The third time I watched it, I might have finished all 9 seasons in 3 weeks. No, I definitely did. And since then I can’t stop raving about this show that kept me from sinking, re-taught me about love and relationships, and gave me the best belly laughs I have had in a while.
The beauty of the office is the deep mundane nature of the company. A company that is relevant to all, but unknown and yet consistently trying to keep up in the face of changing American culture. Relatable and yet not an over defining backdrop. Accounting, Sales, HR, and a receptionist in a no-name town in your run of the mill state.
Everyone had a role, a significance, an identity, that changed, some, but not too much. And yet they continuously found new ways to relate to each other – The Finer Things Club, Jim’s short stint as manager, Darryl’s promotion from the warehouse.
The Office’s shining glory is that the cast largely remained the same till the end, a feat that is rare in 9 seasons of a live cast show with such a large cast. Save Michael’s exit in Season 7 and Andy’s full incorporation in Season 3 (?). We got to see characters grow and go through life, living, loving and often lamenting.
Jim & Pam – Forever a cute couple; close tie with Whitley and Dwayne. I truly want a man to love me like Jim loves Pam. It was beautiful, intense, and yet mostly healthy and not dramatic. They brought in two cute kids, had some tension, but figured it out. Gotta love it, never overshadowed the rest of the characters.
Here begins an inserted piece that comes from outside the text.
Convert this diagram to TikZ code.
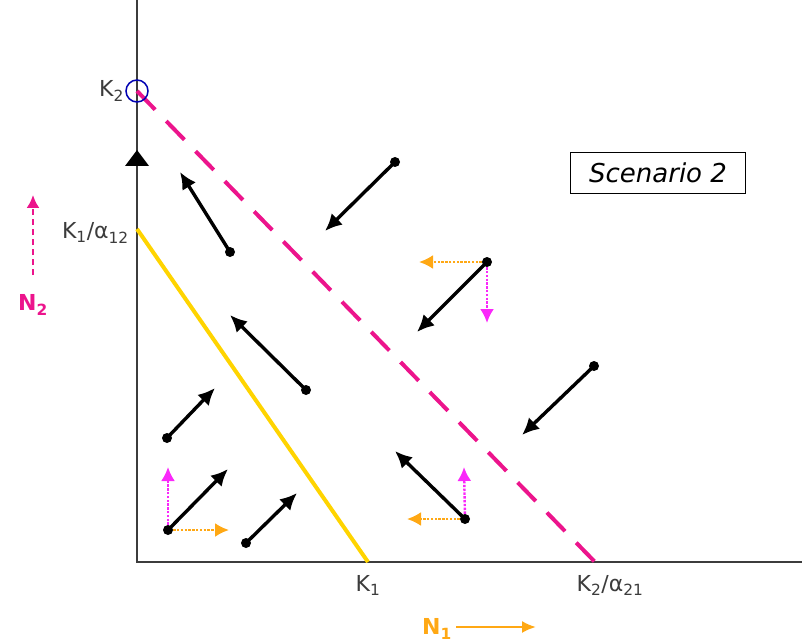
\documentclass[tikz,border=0pt]{standalone}
\usepackage{fontspec}
\setmainfont{DejaVu Sans}
\usetikzlibrary{arrows.meta,positioning}
\definecolor{isopink}{RGB}{236,20,140}
\definecolor{isoyellow}{RGB}{255,212,0}
\definecolor{pushorange}{RGB}{255,168,20}
\definecolor{pushmag}{RGB}{250,40,250}
\definecolor{txtgray}{RGB}{60,60,60}

\begin{document}
\begin{tikzpicture}[x=1pt,y=-1pt,>=Latex]
  \tikzstyle{lbl}=[text=txtgray,font=\fontsize{22}{24}\selectfont,inner sep=1pt]
  \tikzstyle{dot}=[circle,fill=black,inner sep=0pt,minimum size=10pt]
  \tikzstyle{flow}=[line width=3.4pt,-{Latex[length=17pt,width=16pt]},shorten <=-4pt]
  \tikzstyle{pushx}=[pushorange,line width=2.4pt,dash pattern=on 2.4pt off 1.4pt,-{Latex[length=14pt,width=14pt]}]
  \tikzstyle{pushy}=[pushmag,line width=2.4pt,dash pattern=on 2.4pt off 1.4pt,-{Latex[length=14pt,width=14pt]}]
  \useasboundingbox (0,0) rectangle (802,644);
  % axes
  \coordinate (o) at (137,562);
  \coordinate (ytop) at (137,0);
  \coordinate (xend) at (802,562);
  \draw[txtgray,line width=2.4pt] (ytop) -- (o) -- (xend);
  \fill[black] (137,150) -- (149,166) -- (125,166) -- cycle;
  % isoclines
  \coordinate (k2) at (137,91);
  \coordinate (k1a) at (137,229);
  \coordinate (k1) at (368,562);
  \coordinate (k2a) at (595,562);
  \draw[isoyellow,line width=4pt] (k1a) -- (k1);
  \draw[isopink,line width=4pt,dash pattern=on 26pt off 16pt] (k2) -- (k2a);
  \draw[blue!70!black,line width=1.5pt] (k2) circle (11pt);
  \node[lbl,left=12pt of k2] (k2lbl) {K\textsubscript{2}};
  \node[lbl,left=7pt of k1a,yshift=-4pt] (k1albl) {K\textsubscript{1}/α\textsubscript{12}};
  \node[lbl,below=12pt of k1] (k1lbl) {K\textsubscript{1}};
  \node[lbl,below=12pt of k2a,xshift=15pt] (k2albl) {K\textsubscript{2}/α\textsubscript{21}};
  % axis names
  \node[text=isopink,font=\bfseries\fontsize{22}{24}\selectfont] (n2) at (33,305) {N\textsubscript{2}};
  \coordinate (n2tip) at (33,195);
  \draw[isopink,line width=2.2pt,dash pattern=on 6pt off 4pt,-{Latex[length=13pt,width=13pt]}] (33,275) -- (n2tip);
  \node[text=pushorange,font=\bfseries\fontsize{22}{24}\selectfont] (n1) at (437,629) {N\textsubscript{1}};
  \coordinate (n1tip) at (536,627);
  \draw[pushorange,line width=2.2pt,-{Latex[length=14pt,width=12pt]}] (456,627) -- (n1tip);
  \node[draw,line width=1.6pt,minimum width=175pt,minimum height=41pt,font=\itshape\fontsize{26}{28}\selectfont] (scen) at (658,173) {Scenario 2};
  % trajectories
  \node[dot] (p1) at (395,162) {};
  \coordinate (q1) at (325,231);
  \draw[flow] (p1) -- (q1);
  \node[dot] (p2) at (230,252) {};
  \coordinate (q2) at (180,172);
  \draw[flow] (p2) -- (q2);
  \node[dot] (p3) at (487,262) {};
  \coordinate (q3) at (417,332);
  \coordinate (q3x) at (419,262);
  \coordinate (q3y) at (487,323);
  \draw[pushx] (p3) -- (q3x);
  \draw[pushy] (p3) -- (q3y);
  \draw[flow] (p3) -- (q3);
  \node[dot] (p4) at (306,390) {};
  \coordinate (q4) at (230,315);
  \draw[flow] (p4) -- (q4);
  \node[dot] (p5) at (594,366) {};
  \coordinate (q5) at (522,435);
  \draw[flow] (p5) -- (q5);
  \node[dot] (p6) at (167,438) {};
  \coordinate (q6) at (215,388);
  \draw[flow] (p6) -- (q6);
  \node[dot] (p7) at (168,530) {};
  \coordinate (q7) at (228,469);
  \coordinate (q7x) at (229,530);
  \coordinate (q7y) at (168,467);
  \draw[pushx] (p7) -- (q7x);
  \draw[pushy] (p7) -- (q7y);
  \draw[flow] (p7) -- (q7);
  \node[dot] (p8) at (246,543) {};
  \coordinate (q8) at (297,493);
  \draw[flow] (p8) -- (q8);
  \node[dot] (p9) at (465,519) {};
  \coordinate (q9) at (395,451);
  \coordinate (q9x) at (407,519);
  \coordinate (q9y) at (464,467);
  \draw[pushx] (p9) -- (q9x);
  \draw[pushy] (p9) -- (q9y);
  \draw[flow] (p9) -- (q9);
\end{tikzpicture}
\end{document}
And then there is Michael. He truly is the best boss. I’ve never been more confident of anything. Michael took care to give his all to his employees, remembered and deeply celebrated their birthdays and life events. Sang happy birthday to Creed even while dehydrated in the middle of the woods and attended Pam’s art show and even bought one of her paintings. He gave his all to the people he loved – and a little bit too much to Jan. Perhaps it was in the midst of my own loneliness that I connected with Michael overcompensating for his. The way he continuously put himself out there. He never let rejection stop him, but only further fuel his desire to share, engage, and connect with those around him. Was he absolutely ridiculous and eccentric? Yes. But somehow he kept his employees engaged (and woefully distracted. how? idk) and selling, maintaining record profits year after year in a declining business. In between his one-liners and inappropriate comments, Michael continuously had nuggets of life and business advice that showed a caring, perceptive leader. As the company was on the edge of bankruptcy, Michael drags everyone through a murder mystery, quietly citing to a reluctant Jim that sometimes people need a distraction to keep them going, for the sake of morale in uncertain times. I’m so happy that in the end Michael has his fairy tale ending.
And The Office itself has a fairytale ending that makes the show just that much more perfect. It’s beautiful to see a show pull together all of its loose ends over the course of a season, a wind down that lets the writers reflect and give us an ending that is thought out and relatable. I loved that they addressed the reason for being filmed and were able to reflect on what it meant to have all aspects of their lives documented for nine years. Why this place meant so much and why it was perfect to represent an American story. I bet it was as cathartic for the actors as it was for the writers. Seeing Michael revel in the beauty of his Office family growing and icing their best lives and him living his best life with Holly and kids was the icing on the cake. A brilliant, fantastic, thoughtful ending to a show that will never leave American hearts.
There is beauty in the ordinary, as Pam Beasly-Halpert says. A healthy reminder to ourselves to love the space we’re in and engage with those around us and what they have to teach us.